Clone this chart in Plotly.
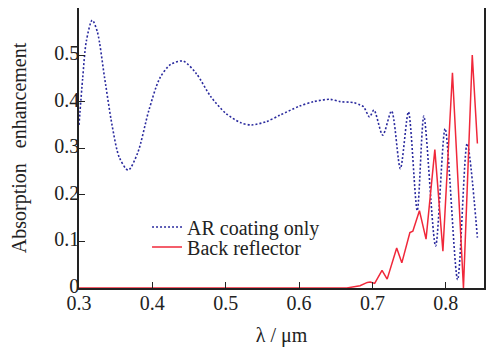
import plotly.graph_objects as go

# AR coating only (blue dotted)
ar_x = [0.300, 0.305, 0.310, 0.318, 0.325, 0.335, 0.345, 0.355, 0.367, 0.380, 0.395,
        0.410, 0.425, 0.442, 0.460, 0.480, 0.500, 0.520, 0.535, 0.555, 0.574, 0.600,
        0.620, 0.642, 0.656, 0.674, 0.683, 0.688, 0.696, 0.702, 0.714, 0.726, 0.738,
        0.749, 0.761, 0.770, 0.786, 0.799, 0.816, 0.829, 0.843]
ar_y = [0.350, 0.450, 0.530, 0.575, 0.550, 0.450, 0.350, 0.280, 0.253, 0.290, 0.380,
        0.450, 0.480, 0.487, 0.460, 0.410, 0.375, 0.355, 0.350, 0.357, 0.371, 0.390,
        0.400, 0.405, 0.400, 0.398, 0.393, 0.389, 0.367, 0.382, 0.328, 0.380, 0.256,
        0.378, 0.166, 0.369, 0.090, 0.342, 0.018, 0.310, 0.108]

# Back reflector (red solid)
br_x = [0.300, 0.500, 0.600, 0.665, 0.683, 0.693, 0.697, 0.703, 0.713, 0.720, 0.733,
        0.740, 0.751, 0.755, 0.764, 0.773, 0.785, 0.796, 0.809, 0.824, 0.836, 0.843]
br_y = [0.000, 0.000, 0.000, 0.000, 0.005, 0.012, 0.013, 0.010, 0.038, 0.019, 0.086,
        0.054, 0.119, 0.122, 0.166, 0.105, 0.297, 0.079, 0.462, 0.000, 0.500, 0.310]

x_ticks = [0.3, 0.4, 0.5, 0.6, 0.7, 0.8]
y_ticks = [0, 0.1, 0.2, 0.3, 0.4, 0.5]
y_ticktext = ["0", "0.1", "0.2", "0.3", "0.4", "0.5"]

FONT = "Liberation Serif, Times New Roman, DejaVu Serif, serif"
INK = "#222222"
f20 = dict(family=FONT, size=20, color=INK)

fig = go.Figure()
fig.add_trace(go.Scatter(x=ar_x, y=ar_y, mode="lines", name="AR coating only", legend="legend",
                         showlegend=True,
                         line=dict(color="#2a2a9e", width=1.6, dash="2px,2px", shape="spline", smoothing=0.8)))
fig.add_trace(go.Scatter(x=br_x, y=br_y, mode="lines", name="Back reflector", legend="legend2",
                         showlegend=True,
                         line=dict(color="#f0283a", width=1.5)))

leg_common = dict(xanchor="left", yanchor="middle", bgcolor="rgba(0,0,0,0)",
                  itemwidth=30, font=f20, borderwidth=0)

fig.update_layout(
    template="none",
    showlegend=True,
    width=486, height=339,
    margin=dict(l=71, r=10, t=0, b=59),
    paper_bgcolor="white", plot_bgcolor="white",
    font=f20,
    legend=dict(x=0.168, y=0.218, **leg_common),
    legend2=dict(x=0.168, y=0.146, **leg_common),
    xaxis=dict(range=[0.3, 0.852], tickvals=x_ticks, ticktext=[str(v) for v in x_ticks],
               tickfont=f20, ticks="inside", ticklen=6, tickcolor=INK, automargin=False,
               ticklabelstandoff=-4,
               showline=True, linecolor=INK, linewidth=1.5, mirror=True,
               showgrid=False, zeroline=False,
               title=dict(text="λ / μm", font=f20, standoff=23)),
    yaxis=dict(range=[0, 0.601], tickvals=y_ticks, ticktext=y_ticktext,
               tickfont=f20, ticks="inside", ticklen=6, tickcolor=INK, automargin=False,
               ticklabelstandoff=-6, ticklabelshift=-2,
               showline=True, linecolor=INK, linewidth=1.5, mirror=True,
               showgrid=False, zeroline=False,
               title=dict(text="Absorption\u00a0\u00a0\u00a0enhancement", font=f20, standoff=28)),
)

fig.write_html("out.html")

• • •

In the copy, include no pictures; restate the listing above exactly.

Clone this chart in Plotly.
import plotly.graph_objects as go

# AR coating only (blue dotted)
ar_x = [0.300, 0.305, 0.310, 0.318, 0.325, 0.335, 0.345, 0.355, 0.367, 0.380, 0.395,
        0.410, 0.425, 0.442, 0.460, 0.480, 0.500, 0.520, 0.535, 0.555, 0.574, 0.600,
        0.620, 0.642, 0.656, 0.674, 0.683, 0.688, 0.696, 0.702, 0.714, 0.726, 0.738,
        0.749, 0.761, 0.770, 0.786, 0.799, 0.816, 0.829, 0.843]
ar_y = [0.350, 0.450, 0.530, 0.575, 0.550, 0.450, 0.350, 0.280, 0.253, 0.290, 0.380,
        0.450, 0.480, 0.487, 0.460, 0.410, 0.375, 0.355, 0.350, 0.357, 0.371, 0.390,
        0.400, 0.405, 0.400, 0.398, 0.393, 0.389, 0.367, 0.382, 0.328, 0.380, 0.256,
        0.378, 0.166, 0.369, 0.090, 0.342, 0.018, 0.310, 0.108]

# Back reflector (red solid)
br_x = [0.300, 0.500, 0.600, 0.665, 0.683, 0.693, 0.697, 0.703, 0.713, 0.720, 0.733,
        0.740, 0.751, 0.755, 0.764, 0.773, 0.785, 0.796, 0.809, 0.824, 0.836, 0.843]
br_y = [0.000, 0.000, 0.000, 0.000, 0.005, 0.012, 0.013, 0.010, 0.038, 0.019, 0.086,
        0.054, 0.119, 0.122, 0.166, 0.105, 0.297, 0.079, 0.462, 0.000, 0.500, 0.310]

x_ticks = [0.3, 0.4, 0.5, 0.6, 0.7, 0.8]
y_ticks = [0, 0.1, 0.2, 0.3, 0.4, 0.5]
y_ticktext = ["0", "0.1", "0.2", "0.3", "0.4", "0.5"]

FONT = "Liberation Serif, Times New Roman, DejaVu Serif, serif"
INK = "#222222"
f20 = dict(family=FONT, size=20, color=INK)

fig = go.Figure()
fig.add_trace(go.Scatter(x=ar_x, y=ar_y, mode="lines", name="AR coating only", legend="legend",
                         showlegend=True,
                         line=dict(color="#2a2a9e", width=1.6, dash="2px,2px", shape="spline", smoothing=0.8)))
fig.add_trace(go.Scatter(x=br_x, y=br_y, mode="lines", name="Back reflector", legend="legend2",
                         showlegend=True,
                         line=dict(color="#f0283a", width=1.5)))

leg_common = dict(xanchor="left", yanchor="middle", bgcolor="rgba(0,0,0,0)",
                  itemwidth=30, font=f20, borderwidth=0)

fig.update_layout(
    template="none",
    showlegend=True,
    width=486, height=339,
    margin=dict(l=71, r=10, t=0, b=59),
    paper_bgcolor="white", plot_bgcolor="white",
    font=f20,
    legend=dict(x=0.168, y=0.218, **leg_common),
    legend2=dict(x=0.168, y=0.146, **leg_common),
    xaxis=dict(range=[0.3, 0.852], tickvals=x_ticks, ticktext=[str(v) for v in x_ticks],
               tickfont=f20, ticks="inside", ticklen=6, tickcolor=INK, automargin=False,
               ticklabelstandoff=-4,
               showline=True, linecolor=INK, linewidth=1.5, mirror=True,
               showgrid=False, zeroline=False,
               title=dict(text="λ / μm", font=f20, standoff=23)),
    yaxis=dict(range=[0, 0.601], tickvals=y_ticks, ticktext=y_ticktext,
               tickfont=f20, ticks="inside", ticklen=6, tickcolor=INK, automargin=False,
               ticklabelstandoff=-6, ticklabelshift=-2,
               showline=True, linecolor=INK, linewidth=1.5, mirror=True,
               showgrid=False, zeroline=False,
               title=dict(text="Absorption\u00a0\u00a0\u00a0enhancement", font=f20, standoff=28)),
)

fig.write_html("out.html")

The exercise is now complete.